→ **Required task**:
Transcribe each line of the material as it is, and drop any picture.
______
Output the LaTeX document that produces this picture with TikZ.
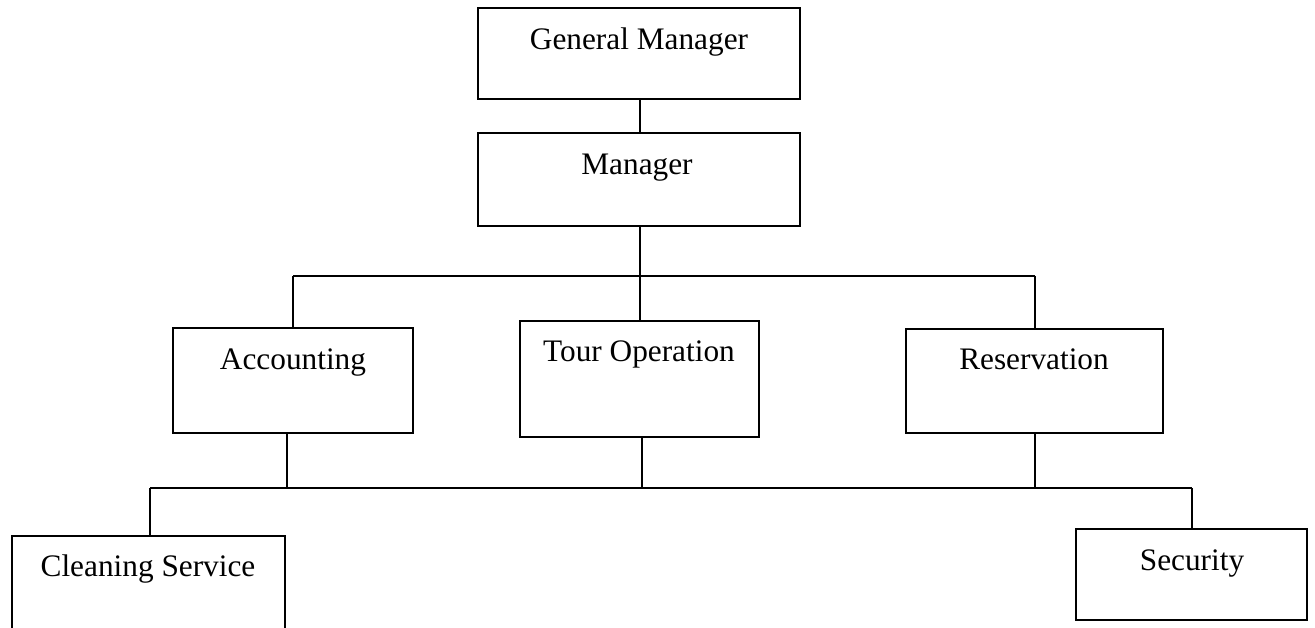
\documentclass[tikz,border=0pt]{standalone}
\usepackage{fontspec}
\setmainfont{Liberation Serif}
\begin{document}
\begin{tikzpicture}[x=1pt,y=-1pt,
  orgbox/.style={draw=black, line width=1.3pt, fill=white, inner sep=0pt, outer sep=0pt},
  orglabel/.style={anchor=base, inner sep=0pt, font=\fontsize{31.3}{36}\selectfont},
  wire/.style={draw=black, line width=1.3pt}]
\clip (0,0) rectangle (1315,628);
\fill[white] (0,0) rectangle (1315,628);

% boxes
\node[orgbox, minimum width=322pt, minimum height=91pt]  (gm)    at (639,53.5)   {};
\node[orgbox, minimum width=322pt, minimum height=93pt]  (mgr)   at (639,179.5)  {};
\node[orgbox, minimum width=240pt, minimum height=105pt] (acc)   at (293,380.5)  {};
\node[orgbox, minimum width=239pt, minimum height=116pt] (tour)  at (639.5,379)  {};
\node[orgbox, minimum width=257pt, minimum height=104pt] (res)   at (1034.5,381) {};
\node[orgbox, minimum width=273pt, minimum height=114pt] (clean) at (148.5,593)  {};
\node[orgbox, minimum width=231pt, minimum height=91pt]  (sec)   at (1191.5,574.5) {};

% labels
\node[orglabel] (gmt)    at (639,50)     {General Manager};
\node[orglabel] (mgrt)   at (637,175)    {Manager};
\node[orglabel] (acct)   at (293,370)    {Accounting};
\node[orglabel] (tourt)  at (639,362)    {Tour Operation};
\node[orglabel] (rest)   at (1034,370)   {Reservation};
\node[orglabel] (cleant) at (148,576)    {Cleaning Service};
\node[orglabel] (sect)   at (1192,570)   {Security};

% bus coordinates
\coordinate (busA) at (640,276);
\coordinate (busAl) at (293,276);
\coordinate (busAr) at (1035,276);
\coordinate (busB) at (642,488);
\coordinate (busBl) at (150,488);
\coordinate (busBr) at (1192,488);

% upper connectors
\draw[wire] (gm.south -| busA) -- (mgr.north -| busA);
\draw[wire] (mgr.south -| busA) -- (busA);
\draw[wire] (busAl) -- (busAr);
\draw[wire] (busAl) -- (acc.north -| busAl);
\draw[wire] (busA) -- (tour.north -| busA);
\draw[wire] (busAr) -- (res.north -| busAr);

% lower connectors
\draw[wire] ([xshift=-6pt]acc.south) -- ([xshift=-6pt]acc.south |- busB);
\draw[wire] (tour.south -| busB) -- (busB);
\draw[wire] (res.south -| busAr) -- (busAr |- busB);
\draw[wire] (busBl) -- (busBr);
\draw[wire] (busBl) -- (clean.north -| busBl);
\draw[wire] (busBr) -- (sec.north -| busBr);
\end{tikzpicture}
\end{document}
______
→ **Solution to this exercise**:
Output the LaTeX document that produces this picture with TikZ.
\documentclass[tikz,border=0pt]{standalone}
\usepackage{fontspec}
\setmainfont{Liberation Serif}
\begin{document}
\begin{tikzpicture}[x=1pt,y=-1pt,
  orgbox/.style={draw=black, line width=1.3pt, fill=white, inner sep=0pt, outer sep=0pt},
  orglabel/.style={anchor=base, inner sep=0pt, font=\fontsize{31.3}{36}\selectfont},
  wire/.style={draw=black, line width=1.3pt}]
\clip (0,0) rectangle (1315,628);
\fill[white] (0,0) rectangle (1315,628);

% boxes
\node[orgbox, minimum width=322pt, minimum height=91pt]  (gm)    at (639,53.5)   {};
\node[orgbox, minimum width=322pt, minimum height=93pt]  (mgr)   at (639,179.5)  {};
\node[orgbox, minimum width=240pt, minimum height=105pt] (acc)   at (293,380.5)  {};
\node[orgbox, minimum width=239pt, minimum height=116pt] (tour)  at (639.5,379)  {};
\node[orgbox, minimum width=257pt, minimum height=104pt] (res)   at (1034.5,381) {};
\node[orgbox, minimum width=273pt, minimum height=114pt] (clean) at (148.5,593)  {};
\node[orgbox, minimum width=231pt, minimum height=91pt]  (sec)   at (1191.5,574.5) {};

% labels
\node[orglabel] (gmt)    at (639,50)     {General Manager};
\node[orglabel] (mgrt)   at (637,175)    {Manager};
\node[orglabel] (acct)   at (293,370)    {Accounting};
\node[orglabel] (tourt)  at (639,362)    {Tour Operation};
\node[orglabel] (rest)   at (1034,370)   {Reservation};
\node[orglabel] (cleant) at (148,576)    {Cleaning Service};
\node[orglabel] (sect)   at (1192,570)   {Security};

% bus coordinates
\coordinate (busA) at (640,276);
\coordinate (busAl) at (293,276);
\coordinate (busAr) at (1035,276);
\coordinate (busB) at (642,488);
\coordinate (busBl) at (150,488);
\coordinate (busBr) at (1192,488);

% upper connectors
\draw[wire] (gm.south -| busA) -- (mgr.north -| busA);
\draw[wire] (mgr.south -| busA) -- (busA);
\draw[wire] (busAl) -- (busAr);
\draw[wire] (busAl) -- (acc.north -| busAl);
\draw[wire] (busA) -- (tour.north -| busA);
\draw[wire] (busAr) -- (res.north -| busAr);

% lower connectors
\draw[wire] ([xshift=-6pt]acc.south) -- ([xshift=-6pt]acc.south |- busB);
\draw[wire] (tour.south -| busB) -- (busB);
\draw[wire] (res.south -| busAr) -- (busAr |- busB);
\draw[wire] (busBl) -- (busBr);
\draw[wire] (busBl) -- (clean.north -| busBl);
\draw[wire] (busBr) -- (sec.north -| busBr);
\end{tikzpicture}
\end{document}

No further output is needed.